Tax Harmonisation by the Back Door?

I want to share with you a recent mail I received from a reader:

I am a tax attorney in the U.S., and have been watching with anxiety the development of tax policy in the EU. Instead of embracing tax competition as a mechanism to ensure that individual nations spend their tax dollars wisely in the face of competition from other nations, the EU has instead chosen to take the "cartel" approach to determine what are EU appropriate tax regimes. Tax competition among nations disciplines governments for the benefit of all taxpayers in the same way that price competition disciplines local firms for the benefit of consumers. Many EU member states are considered "welfare states" that provide social protection and welfare to their citizens.
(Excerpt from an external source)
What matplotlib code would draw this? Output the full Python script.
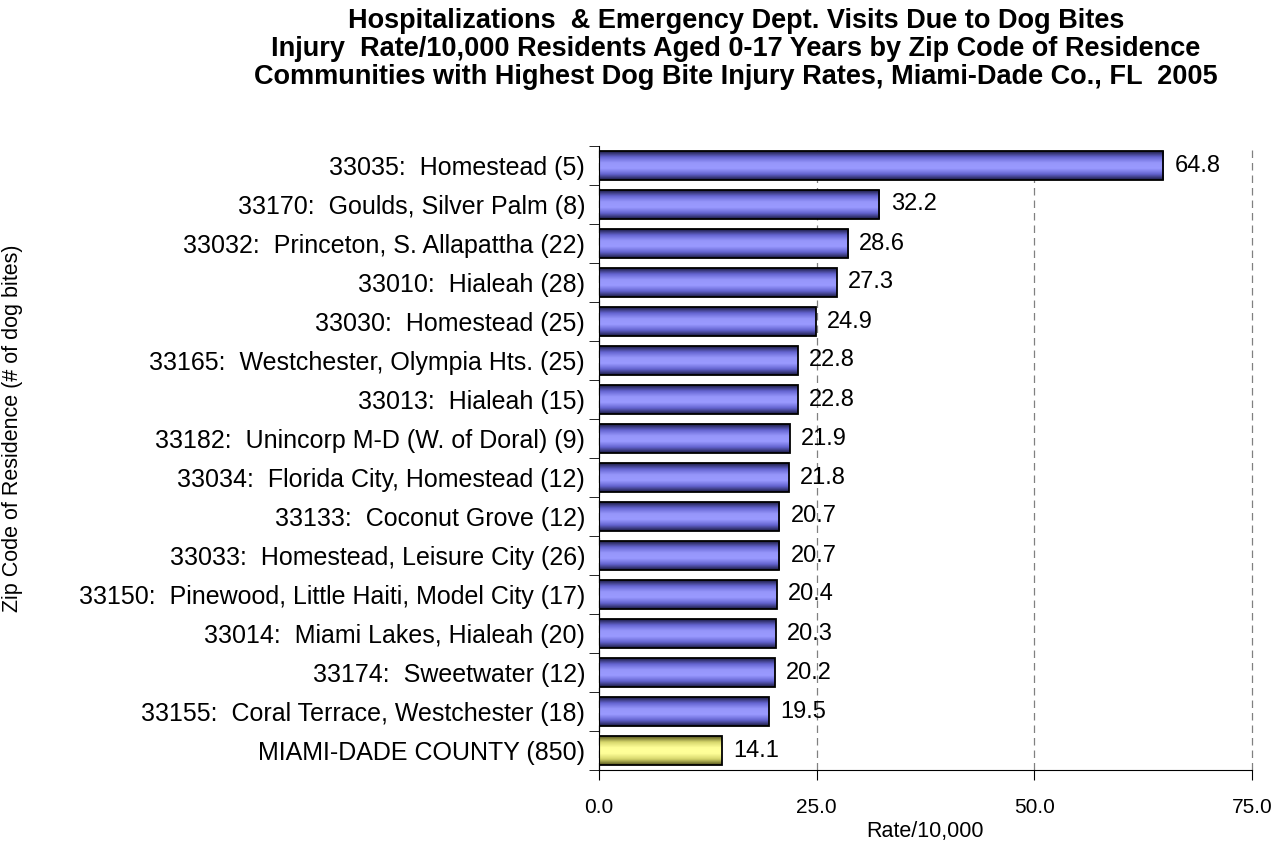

Preventing tax competition allows these countries to maintain their high tax burdens without having to face competition from less leftward leaning countries in the EU. However, by restraining tax competition, I believe the EU has chosen a route that will have a negative impact on the economic welfare of the EU since it will reduce the efficiency gains that could be achieved through tax competition. Even worse, the EUrocrats are now pushing this same agenda on an international level (OECD, UN etc.). By all indications, it seems that the U.K. tax system will probably be the next target for a challenge. I have attached a recent article from a U.S. tax journal that discusses possible E.U. challenges to the U.K. tax system. While the article is fairly technical, the gist of the article is that the U.K. can expect challenges related to its tax credit mechanism. Sam Tax Attorney

For those who did not read the article, or didn’t understand it, the essence is that British tax law can be over ridden when it interferes with the basic principles set out in the EU treaties. So regardless of whether we are in favour of those principles or not, the upshot is that UK tax law can be changed by decisions taking by the European Court of Justice. Bearing in mind the integrationist bias built into that institution, there is no telling what the limits might be. Another of Tony’s red lines turns out to be a mirage.